Stated exercise
Retype, exactly as they stand, the lines from the start of the data to the line that contains "(1009,870) -- cycle;", both ends included. Leave the pictures out.

── Raw data

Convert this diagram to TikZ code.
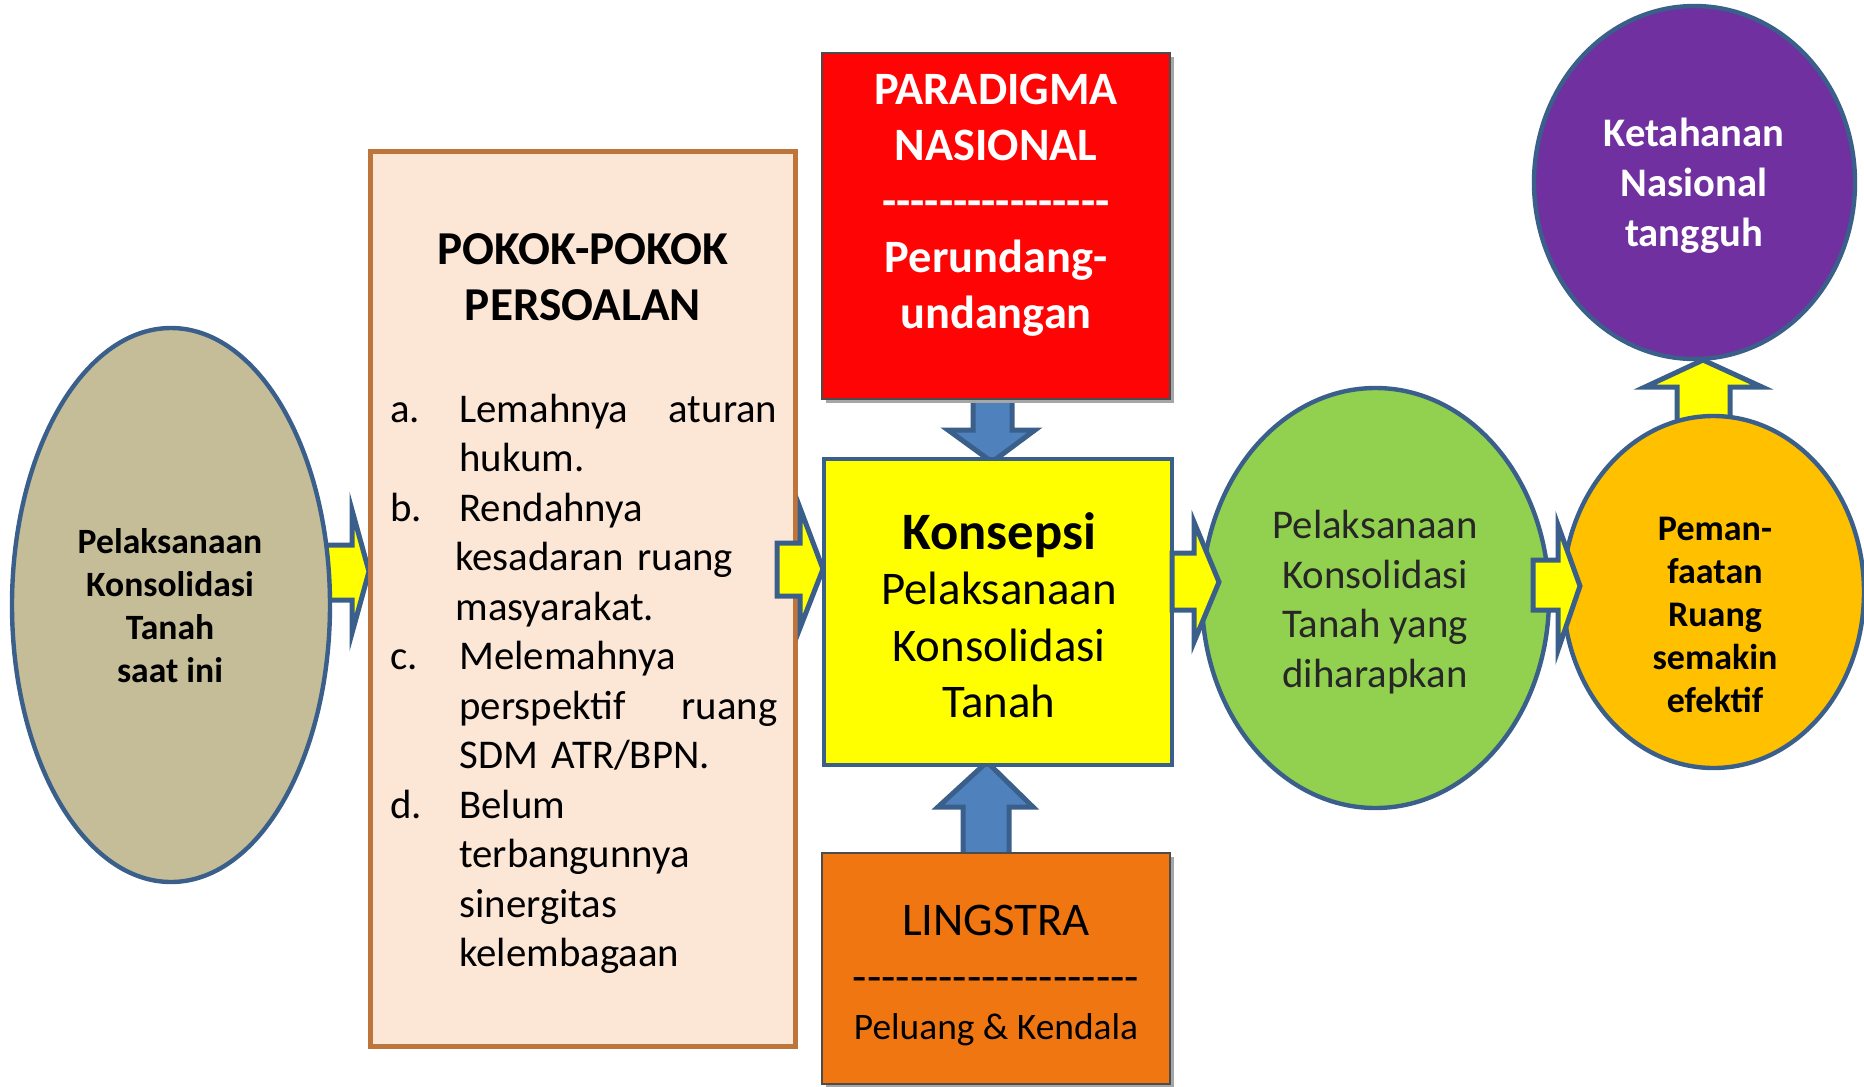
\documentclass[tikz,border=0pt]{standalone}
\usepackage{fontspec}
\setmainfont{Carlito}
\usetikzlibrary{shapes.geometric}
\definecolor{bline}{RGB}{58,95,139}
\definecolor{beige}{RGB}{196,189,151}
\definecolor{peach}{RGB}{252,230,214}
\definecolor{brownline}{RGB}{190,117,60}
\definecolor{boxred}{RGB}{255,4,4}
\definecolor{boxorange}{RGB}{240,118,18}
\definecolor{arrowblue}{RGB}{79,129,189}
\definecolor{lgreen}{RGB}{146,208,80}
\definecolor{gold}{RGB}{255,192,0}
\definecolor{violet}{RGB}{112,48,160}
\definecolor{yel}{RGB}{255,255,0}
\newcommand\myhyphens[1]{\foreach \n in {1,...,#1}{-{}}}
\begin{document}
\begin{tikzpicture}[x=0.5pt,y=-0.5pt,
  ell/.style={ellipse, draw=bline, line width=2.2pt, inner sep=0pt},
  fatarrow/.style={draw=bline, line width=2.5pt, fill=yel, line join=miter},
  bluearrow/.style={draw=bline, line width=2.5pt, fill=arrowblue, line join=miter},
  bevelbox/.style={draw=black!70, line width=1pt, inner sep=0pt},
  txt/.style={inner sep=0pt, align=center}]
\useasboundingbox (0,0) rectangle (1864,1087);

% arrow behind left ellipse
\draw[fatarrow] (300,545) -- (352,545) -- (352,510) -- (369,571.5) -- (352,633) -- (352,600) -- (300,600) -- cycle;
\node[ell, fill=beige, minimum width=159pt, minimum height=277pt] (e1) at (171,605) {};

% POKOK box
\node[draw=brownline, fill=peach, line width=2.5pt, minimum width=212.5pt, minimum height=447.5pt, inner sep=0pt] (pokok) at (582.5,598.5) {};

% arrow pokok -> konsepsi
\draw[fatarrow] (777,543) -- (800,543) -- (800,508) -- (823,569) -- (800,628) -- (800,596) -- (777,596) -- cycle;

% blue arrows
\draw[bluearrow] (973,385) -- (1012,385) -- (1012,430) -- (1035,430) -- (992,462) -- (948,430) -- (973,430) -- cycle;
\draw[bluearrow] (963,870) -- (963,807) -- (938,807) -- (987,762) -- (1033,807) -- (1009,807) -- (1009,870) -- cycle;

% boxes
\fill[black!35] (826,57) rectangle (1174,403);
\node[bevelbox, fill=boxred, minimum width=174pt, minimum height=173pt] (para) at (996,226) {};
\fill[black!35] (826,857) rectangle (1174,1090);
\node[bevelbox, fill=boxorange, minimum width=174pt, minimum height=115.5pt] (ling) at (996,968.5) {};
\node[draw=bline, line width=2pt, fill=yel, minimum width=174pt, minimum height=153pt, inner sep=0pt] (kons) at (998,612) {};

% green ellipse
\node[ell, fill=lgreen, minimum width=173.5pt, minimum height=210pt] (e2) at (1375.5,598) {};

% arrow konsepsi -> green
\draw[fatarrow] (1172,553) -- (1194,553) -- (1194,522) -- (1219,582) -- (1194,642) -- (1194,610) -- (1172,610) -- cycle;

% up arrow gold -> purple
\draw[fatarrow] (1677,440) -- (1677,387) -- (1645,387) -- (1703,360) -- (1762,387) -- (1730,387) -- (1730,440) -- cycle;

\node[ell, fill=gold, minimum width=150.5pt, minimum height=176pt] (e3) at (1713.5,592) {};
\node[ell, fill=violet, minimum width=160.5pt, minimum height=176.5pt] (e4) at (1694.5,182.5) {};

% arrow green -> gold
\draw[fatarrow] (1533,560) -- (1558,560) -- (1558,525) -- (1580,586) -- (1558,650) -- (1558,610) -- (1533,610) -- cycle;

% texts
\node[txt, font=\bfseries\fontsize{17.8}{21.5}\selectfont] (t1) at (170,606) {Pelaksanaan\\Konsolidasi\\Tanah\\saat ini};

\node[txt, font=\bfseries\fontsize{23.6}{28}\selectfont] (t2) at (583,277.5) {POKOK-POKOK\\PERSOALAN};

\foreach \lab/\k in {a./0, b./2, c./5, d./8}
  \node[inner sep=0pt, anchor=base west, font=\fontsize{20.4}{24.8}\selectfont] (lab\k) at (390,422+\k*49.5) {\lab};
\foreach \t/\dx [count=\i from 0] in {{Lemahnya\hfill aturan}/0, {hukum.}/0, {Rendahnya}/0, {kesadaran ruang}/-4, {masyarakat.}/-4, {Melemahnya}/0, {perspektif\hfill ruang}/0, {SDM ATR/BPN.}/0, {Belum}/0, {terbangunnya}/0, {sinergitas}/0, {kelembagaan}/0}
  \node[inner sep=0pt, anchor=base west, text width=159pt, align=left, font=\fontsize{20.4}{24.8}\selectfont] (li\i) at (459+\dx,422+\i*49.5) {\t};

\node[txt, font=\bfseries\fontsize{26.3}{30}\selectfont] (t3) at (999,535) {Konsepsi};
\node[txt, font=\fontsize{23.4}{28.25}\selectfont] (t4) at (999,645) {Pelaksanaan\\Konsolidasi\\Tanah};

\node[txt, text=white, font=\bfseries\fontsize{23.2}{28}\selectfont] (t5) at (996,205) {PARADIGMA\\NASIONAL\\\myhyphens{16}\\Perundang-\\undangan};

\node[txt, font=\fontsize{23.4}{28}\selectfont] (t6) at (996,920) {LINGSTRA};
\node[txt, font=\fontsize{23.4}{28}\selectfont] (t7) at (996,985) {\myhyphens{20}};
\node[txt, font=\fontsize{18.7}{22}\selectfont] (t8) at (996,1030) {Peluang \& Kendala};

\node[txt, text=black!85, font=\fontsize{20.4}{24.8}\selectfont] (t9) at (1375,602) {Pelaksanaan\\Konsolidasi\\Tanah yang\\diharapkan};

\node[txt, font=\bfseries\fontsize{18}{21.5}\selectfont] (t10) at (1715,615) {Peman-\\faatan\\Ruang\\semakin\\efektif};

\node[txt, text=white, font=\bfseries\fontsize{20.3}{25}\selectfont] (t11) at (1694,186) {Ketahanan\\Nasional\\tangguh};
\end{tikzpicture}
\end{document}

────

Expected answer
Convert this diagram to TikZ code.
\documentclass[tikz,border=0pt]{standalone}
\usepackage{fontspec}
\setmainfont{Carlito}
\usetikzlibrary{shapes.geometric}
\definecolor{bline}{RGB}{58,95,139}
\definecolor{beige}{RGB}{196,189,151}
\definecolor{peach}{RGB}{252,230,214}
\definecolor{brownline}{RGB}{190,117,60}
\definecolor{boxred}{RGB}{255,4,4}
\definecolor{boxorange}{RGB}{240,118,18}
\definecolor{arrowblue}{RGB}{79,129,189}
\definecolor{lgreen}{RGB}{146,208,80}
\definecolor{gold}{RGB}{255,192,0}
\definecolor{violet}{RGB}{112,48,160}
\definecolor{yel}{RGB}{255,255,0}
\newcommand\myhyphens[1]{\foreach \n in {1,...,#1}{-{}}}
\begin{document}
\begin{tikzpicture}[x=0.5pt,y=-0.5pt,
  ell/.style={ellipse, draw=bline, line width=2.2pt, inner sep=0pt},
  fatarrow/.style={draw=bline, line width=2.5pt, fill=yel, line join=miter},
  bluearrow/.style={draw=bline, line width=2.5pt, fill=arrowblue, line join=miter},
  bevelbox/.style={draw=black!70, line width=1pt, inner sep=0pt},
  txt/.style={inner sep=0pt, align=center}]
\useasboundingbox (0,0) rectangle (1864,1087);

% arrow behind left ellipse
\draw[fatarrow] (300,545) -- (352,545) -- (352,510) -- (369,571.5) -- (352,633) -- (352,600) -- (300,600) -- cycle;
\node[ell, fill=beige, minimum width=159pt, minimum height=277pt] (e1) at (171,605) {};

% POKOK box
\node[draw=brownline, fill=peach, line width=2.5pt, minimum width=212.5pt, minimum height=447.5pt, inner sep=0pt] (pokok) at (582.5,598.5) {};

% arrow pokok -> konsepsi
\draw[fatarrow] (777,543) -- (800,543) -- (800,508) -- (823,569) -- (800,628) -- (800,596) -- (777,596) -- cycle;

% blue arrows
\draw[bluearrow] (973,385) -- (1012,385) -- (1012,430) -- (1035,430) -- (992,462) -- (948,430) -- (973,430) -- cycle;
\draw[bluearrow] (963,870) -- (963,807) -- (938,807) -- (987,762) -- (1033,807) -- (1009,807) -- (1009,870) -- cycle;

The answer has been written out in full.